Print, please, exactly and only the lines between the line holding "Rebuild this chart" and the line holding "const repY = [71.7, 70.8, 72.2, 85.2, 85.3, 47.8, 49.8, 36.5];", inclusive, omitting any pictures.

--- START RECORDS FOR PROCESSING ---

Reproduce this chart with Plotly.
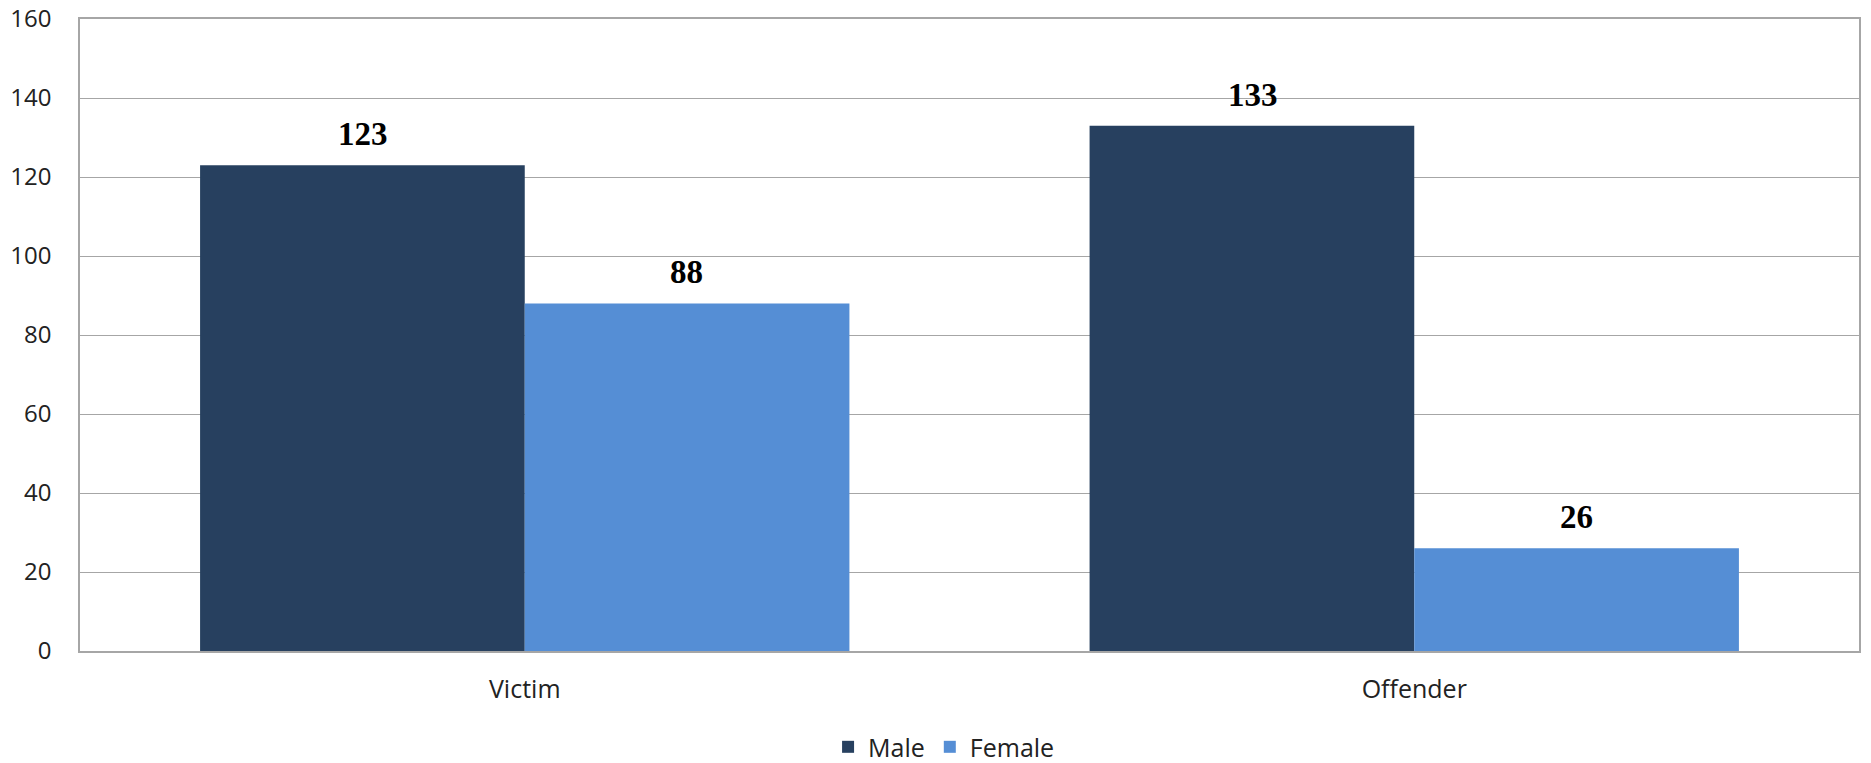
import plotly.graph_objects as go

categories = ["Victim", "Offender"]
male = [123, 133]
female = [88, 26]
series_names = ["Male", "Female"]
y_ticks = [0, 20, 40, 60, 80, 100, 120, 140, 160]

colors = ["#27405F", "#558ED5"]

fig = go.Figure()
for name, vals, col in zip(series_names, [male, female], colors):
    fig.add_trace(go.Bar(
        x=categories, y=vals, name=name, marker=dict(color=col, line=dict(width=0)),
    ))

# value labels
bar_px = 323.5
for i, (name, vals) in enumerate(zip(series_names, [male, female])):
    shift = -bar_px / 2 if i == 0 else bar_px / 2
    for c, v in zip(categories, vals):
        fig.add_annotation(
            x=c, y=v, text="<b>%d</b>" % v, showarrow=False,
            xshift=shift, yshift=11, yanchor="bottom",
            font=dict(family="Liberation Serif", size=33, color="#000000"),
        )

fig.update_layout(
    width=1871, height=763,
    margin=dict(l=80, r=12, t=19, b=112, autoexpand=False),
    plot_bgcolor="white", paper_bgcolor="white",
    barmode="group", bargap=0.27, bargroupgap=0,
    font=dict(family="Open Sans", size=24, color="#222222"),
    legend=dict(orientation="h", x=0.4205, xanchor="left", y=-0.152, yanchor="middle",
                font=dict(size=25), itemwidth=30, tracegroupgap=0),
    showlegend=True,
)
fig.update_xaxes(
    showline=True, linecolor="#A6A6A6", linewidth=1.5, mirror=True, automargin=False,
    ticks="", ticklabelstandoff=15, tickfont=dict(size=25),
)
fig.update_yaxes(
    range=[0, 160], tickvals=y_ticks, showgrid=True, gridcolor="#A6A6A6", gridwidth=1.3,
    showline=True, linecolor="#A6A6A6", linewidth=1.5, mirror=True, automargin=False,
    ticks="", ticklabelstandoff=22, tickfont=dict(size=24), zeroline=False,
)

fig.write_html("out.html", config={"displayModeBar": False},
               post_script="document.body.style.margin='0';document.body.style.overflow='hidden';")
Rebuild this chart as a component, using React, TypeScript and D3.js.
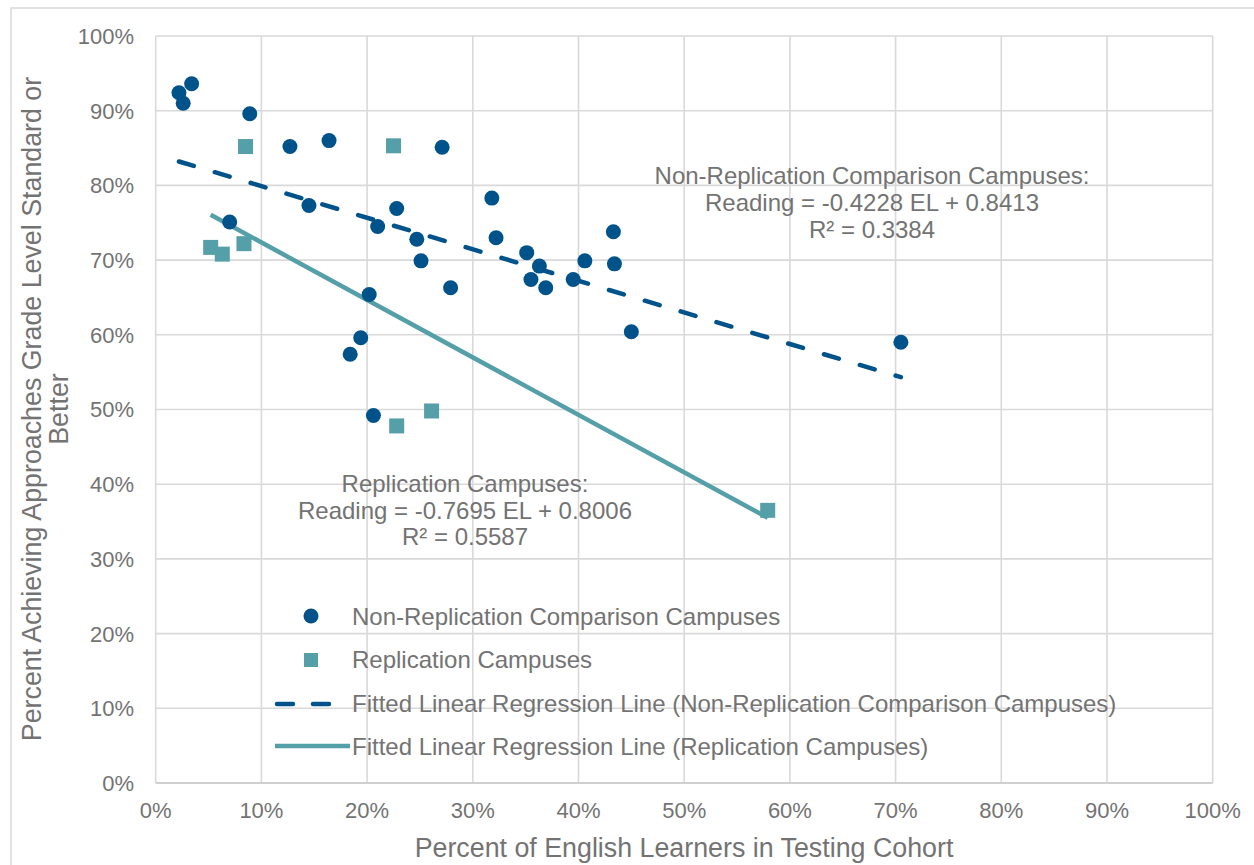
import React from "react";
import * as d3 from "d3";

// ---- Data ----
const nonRepX = [2.2, 2.6, 3.4, 8.9, 12.7, 16.4, 27.1, 14.5, 7.0, 21.0, 22.8, 24.7, 25.1, 27.9, 31.8, 32.2, 35.1, 35.5, 36.3, 36.9, 39.5, 40.6, 43.3, 43.4, 45.0, 20.2, 19.4, 18.4, 20.6, 70.5];
const nonRepY = [92.4, 91.0, 93.6, 89.6, 85.2, 86.0, 85.1, 77.3, 75.1, 74.5, 76.9, 72.8, 69.9, 66.3, 78.3, 73.0, 71.0, 67.4, 69.2, 66.3, 67.4, 69.9, 73.8, 69.5, 60.4, 65.4, 59.6, 57.4, 49.2, 59.0];
const repX = [5.2, 6.3, 8.35, 8.5, 22.5, 22.8, 26.1, 57.9];
const repY = [71.7, 70.8, 72.2, 85.2, 85.3, 47.8, 49.8, 36.5];

// regression coefficients (from chart labels) and fitted ranges
const nonRepFit = { slope: -0.4228, intercept: 0.8413, xMin: 2.2, xMax: 70.5 };
const repFit = { slope: -0.7695, intercept: 0.8006, xMin: 5.2, xMax: 57.9 };

const xTicks = [0, 10, 20, 30, 40, 50, 60, 70, 80, 90, 100];
const yTicks = [0, 10, 20, 30, 40, 50, 60, 70, 80, 90, 100];

const legendLabels = [
  "Non-Replication Comparison Campuses",
  "Replication Campuses",
  "Fitted Linear Regression Line (Non-Replication Comparison Campuses)",
  "Fitted Linear Regression Line (Replication Campuses)",
];
const nonRepAnno = ["Non-Replication Comparison Campuses:", "Reading = -0.4228 EL + 0.8413", "R² = 0.3384"];
const repAnno = ["Replication Campuses:", "Reading = -0.7695 EL + 0.8006", "R² = 0.5587"];
const xTitle = "Percent of English Learners in Testing Cohort";
const yTitle = ["Percent Achieving Approaches Grade Level Standard or", "Better"];

const DARK = "#00538A";
const TEAL = "#559FA9";
const TEXT = "#737373";
const GRID = "#D9D9D9";
const FONT = "'Liberation Sans', Arial, sans-serif";

export default function App() {
  const W = 1254, H = 865;
  const x = d3.scaleLinear().domain([0, 100]).range([155.7, 1212.7]);
  const y = d3.scaleLinear().domain([0, 100]).range([783, 36]);
  const line = d3.line<[number, number]>().x(d => x(d[0])).y(d => y(d[1]));
  const fitPts = (f: typeof nonRepFit): [number, number][] =>
    [f.xMin, f.xMax].map(v => [v, (f.intercept + f.slope * v / 100) * 100]);

  return (
    <svg width={W} height={H} style={{ position: "absolute", left: 0, top: 0, background: "#fff" }} fontFamily={FONT}>
      <rect x={0} y={0} width={W} height={H} fill="#fff" />
      {/* outer frame */}
      <rect x={11} y={8} width={W + 10} height={H + 10} fill="none" stroke="#D9D9D9" strokeWidth={1.5} />

      {/* grid */}
      {xTicks.map(t => (
        <line key={"gx" + t} x1={x(t)} x2={x(t)} y1={y(0)} y2={y(100)} stroke={GRID} strokeWidth={1.6} />
      ))}
      {yTicks.map(t => (
        <line key={"gy" + t} x1={x(0)} x2={x(100)} y1={y(t)} y2={y(t)} stroke={t === 0 ? "#CFCFCF" : GRID} strokeWidth={t === 0 ? 2 : 1.6} />
      ))}

      {/* tick labels */}
      {yTicks.map(t => (
        <text key={"ty" + t} x={134} y={y(t)} dy="0.36em" textAnchor="end" fontSize={22} fill={TEXT}>{t + "%"}</text>
      ))}
      {xTicks.map(t => (
        <text key={"tx" + t} x={x(t)} y={818} textAnchor="middle" fontSize={22} fill={TEXT}>{t + "%"}</text>
      ))}

      {/* axis titles */}
      <text x={684} y={857} textAnchor="middle" fontSize={26.8} fill={TEXT}>{xTitle}</text>
      {yTitle.map((t, i) => (
        <text key={"yt" + i} transform={`translate(${41 + i * 27},409) rotate(-90)`} textAnchor="middle" fontSize={26.8} fill={TEXT}>{t}</text>
      ))}

      {/* regression lines */}
      <path d={line(fitPts(nonRepFit)) || ""} fill="none" stroke={DARK} strokeWidth={4.5} strokeDasharray="15.5 21.9" strokeLinecap="round" />
      <path d={line(fitPts(repFit)) || ""} fill="none" stroke={TEAL} strokeWidth={4.5} />

      {/* points */}
      {nonRepX.map((v, i) => (
        <circle key={"c" + i} cx={x(v)} cy={y(nonRepY[i])} r={7.5} fill={DARK} />
      ))}
      {repX.map((v, i) => (
        <rect key={"s" + i} x={x(v) - 7.5} y={y(repY[i]) - 7.5} width={15} height={15} fill={TEAL} />
      ))}

      {/* annotations */}
      {nonRepAnno.map((t, i) => (
        <text key={"na" + i} x={872} y={184 + i * 27} textAnchor="middle" fontSize={24} fill={TEXT}>{t}</text>
      ))}
      {repAnno.map((t, i) => (
        <text key={"ra" + i} x={465} y={492 + i * 26.5} textAnchor="middle" fontSize={24} fill={TEXT}>{t}</text>
      ))}

      {/* legend */}
      <circle cx={311} cy={616} r={7.5} fill={DARK} />
      <rect x={304} y={653} width={14} height={14} fill={TEAL} />
      <line x1={277} x2={343} y1={704} y2={704} stroke={DARK} strokeWidth={4.5} strokeDasharray="16 20" strokeLinecap="round" />
      <line x1={275} x2={350} y1={746} y2={746} stroke={TEAL} strokeWidth={4.5} />
      {legendLabels.map((t, i) => (
        <text key={"lg" + i} x={352} y={616 + i * 43.5} dy="0.36em" fontSize={24} fill={TEXT}>{t}</text>
      ))}
    </svg>
  );
}
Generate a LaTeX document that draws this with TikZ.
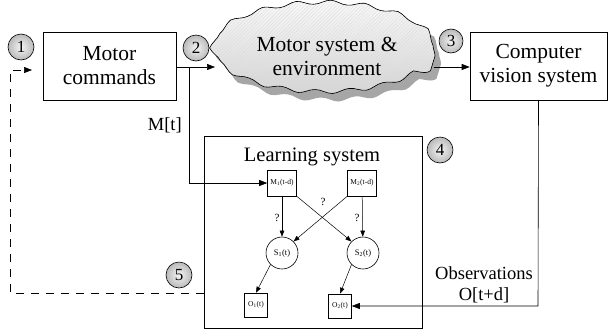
\documentclass[tikz,border=0pt]{standalone}
\usepackage{fontspec}
\setmainfont{Liberation Serif}
\usetikzlibrary{arrows.meta,decorations.pathmorphing,calc,patterns.meta}
\begin{document}
\begin{tikzpicture}[x=1pt,y=-1pt,
  arr/.style={-{Triangle[length=8pt,width=6pt]}, line width=0.6pt},
  bigbox/.style={draw, line width=0.6pt, minimum width=#1, minimum height=68pt, align=center, font=\fontsize{21.5}{24}\selectfont, inner sep=0pt},
  numc/.style={circle, draw, line width=0.6pt, shading=radial, inner color=gray!8, outer color=gray!55, minimum size=26pt, inner sep=0pt, font=\fontsize{17}{17}\selectfont},
  smallbox/.style={draw, line width=0.6pt, minimum width=#1, minimum height=26pt, inner sep=0.5pt, font=\fontsize{7.5}{8}\selectfont},
  smallc/.style={circle, draw, line width=0.6pt, minimum size=32pt, inner sep=0pt, font=\fontsize{8.5}{9}\selectfont},
  qm/.style={font=\fontsize{11}{11}\selectfont, inner sep=0pt},
  lbl/.style={font=\fontsize{18.5}{21}\selectfont, align=center, inner sep=0pt},
  cloudedge/.style={decorate, decoration={snake, amplitude=2pt, segment length=34pt}}
]
\useasboundingbox (0,0) rectangle (609,335);

% cloud
\fill[gray!70, cloudedge] (330,64) ellipse [x radius=111pt, y radius=45pt];
\fill[cloudedge, top color=gray!5, bottom color=gray!35] (324,56) ellipse [x radius=111pt, y radius=45pt];
\fill[cloudedge, pattern={Lines[angle=45, distance=2.5pt, line width=0.3pt]}, pattern color=gray!30] (324,56) ellipse [x radius=111pt, y radius=45pt];
\draw[line width=0.6pt, cloudedge] (324,56) ellipse [x radius=111pt, y radius=45pt];
\node[font=\fontsize{21.5}{24}\selectfont, align=center] (cloud) at (327,56) {Motor system \&\\environment};
\coordinate (cloudW) at (215,67);
\coordinate (cloudE) at (434,67);

% boxes
\node[bigbox=133pt] (mc) at (109.5,66) {Motor\\commands};
\node[bigbox=137pt] (cv) at (538.5,66) {Computer\\vision system};
\node[draw, line width=0.6pt, minimum width=218pt, minimum height=192pt, inner sep=0pt] (ls) at (313,232) {};
\node[font=\fontsize{20.5}{22}\selectfont, inner sep=0pt] (lst) at (312,157) {Learning system};

% number circles
\node[numc] (n1) at (21,47) {1};
\node[numc] (n2) at (196,48) {2};
\node[numc, minimum size=24pt] (n3) at (451,41) {3};
\node[numc] (n4) at (440,150) {4};
\node[numc] (n5) at (179,275) {5};

% inner nodes
\node[smallbox=29pt] (m1) at (282,183) {M\textsubscript{1}(t-d)};
\node[smallbox=29pt] (m2) at (362,183) {M\textsubscript{2}(t-d)};
\node[smallc] (s1) at (282,253) {S\textsubscript{1}(t)};
\node[smallc] (s2) at (363,253) {S\textsubscript{2}(t)};
\node[smallbox=23pt, minimum height=24pt] (o1) at (256,305) {O\textsubscript{1}(t)};
\node[smallbox=23pt, minimum height=24pt] (o2) at (340,306) {O\textsubscript{2}(t)};

% main flow
\draw[arr] (mc.east |- cloudW) -- (cloudW);
\draw[arr] (cloudE) -- (cv.west |- cloudE);
\coordinate (mt) at (189,67);
\draw[arr] (mt) |- (m1.west);
\node[lbl, anchor=east] (mtl) at (182,125) {M[t]};
\coordinate (obs) at (538,306);
\draw[arr] (cv.south) -- (obs) -- (o2.east);
\node[lbl] (obsl) at (484,285) {Observations\\O[t+d]};

% dashed feedback
\coordinate (d1) at (10,293);
\coordinate (d2) at (10,70);
\coordinate (d3) at (32,70);
\draw[arr, dash pattern=on 8pt off 7pt] (ls.west |- d1) -- (d1) -- (d2) -- (d3);

% inner arrows
\draw[-{Triangle[length=6pt,width=4.5pt]}, line width=0.5pt] (m1) -- (s1);
\draw[-{Triangle[length=6pt,width=4.5pt]}, line width=0.5pt] (m2) -- (s2);
\draw[-{Triangle[length=6pt,width=4.5pt]}, line width=0.5pt] (m1.south east) -- (s2.north west);
\draw[-{Triangle[length=6pt,width=4.5pt]}, line width=0.5pt] (m2.south west) -- (s1.north east);
\draw[-{Triangle[length=6pt,width=4.5pt]}, line width=0.5pt] (s1.south west) -- (o1.north);
\draw[-{Triangle[length=6pt,width=4.5pt]}, line width=0.5pt] (s2.south west) -- (o2.north);
\node[qm] (q1) at (277,218) {?};
\node[qm] (q2) at (357,218) {?};
\node[qm] (q3) at (323,202) {?};
\end{tikzpicture}
\end{document}
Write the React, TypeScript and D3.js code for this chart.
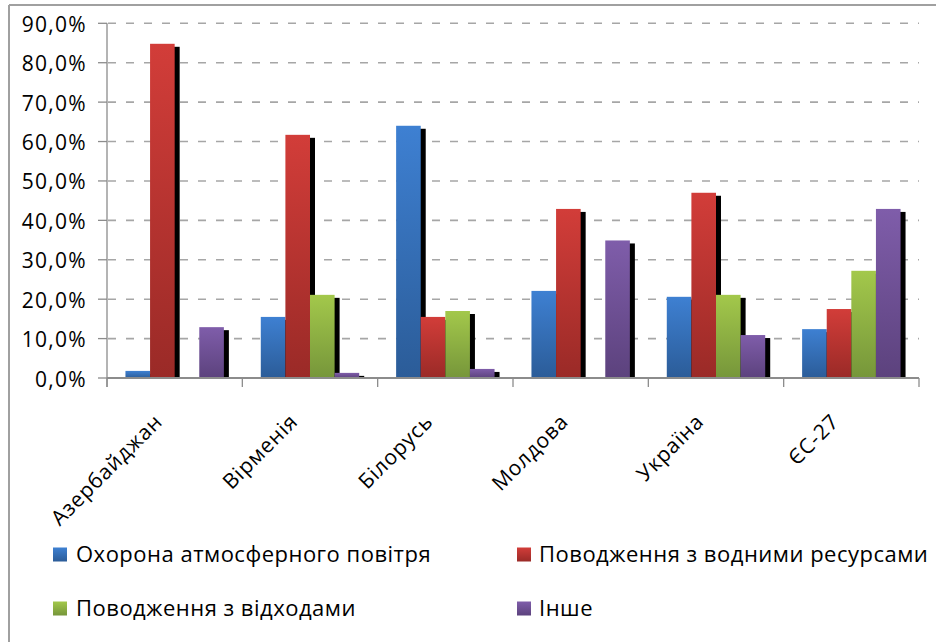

--- END RECORDS FOR PROCESSING ---

* **SOLVED EXERCISE**:
Rebuild this chart as a component, using React, TypeScript and D3.js.
import React from "react";
import * as d3 from "d3";

// ---- Data ----
const nonRepX = [2.2, 2.6, 3.4, 8.9, 12.7, 16.4, 27.1, 14.5, 7.0, 21.0, 22.8, 24.7, 25.1, 27.9, 31.8, 32.2, 35.1, 35.5, 36.3, 36.9, 39.5, 40.6, 43.3, 43.4, 45.0, 20.2, 19.4, 18.4, 20.6, 70.5];
const nonRepY = [92.4, 91.0, 93.6, 89.6, 85.2, 86.0, 85.1, 77.3, 75.1, 74.5, 76.9, 72.8, 69.9, 66.3, 78.3, 73.0, 71.0, 67.4, 69.2, 66.3, 67.4, 69.9, 73.8, 69.5, 60.4, 65.4, 59.6, 57.4, 49.2, 59.0];
const repX = [5.2, 6.3, 8.35, 8.5, 22.5, 22.8, 26.1, 57.9];
const repY = [71.7, 70.8, 72.2, 85.2, 85.3, 47.8, 49.8, 36.5];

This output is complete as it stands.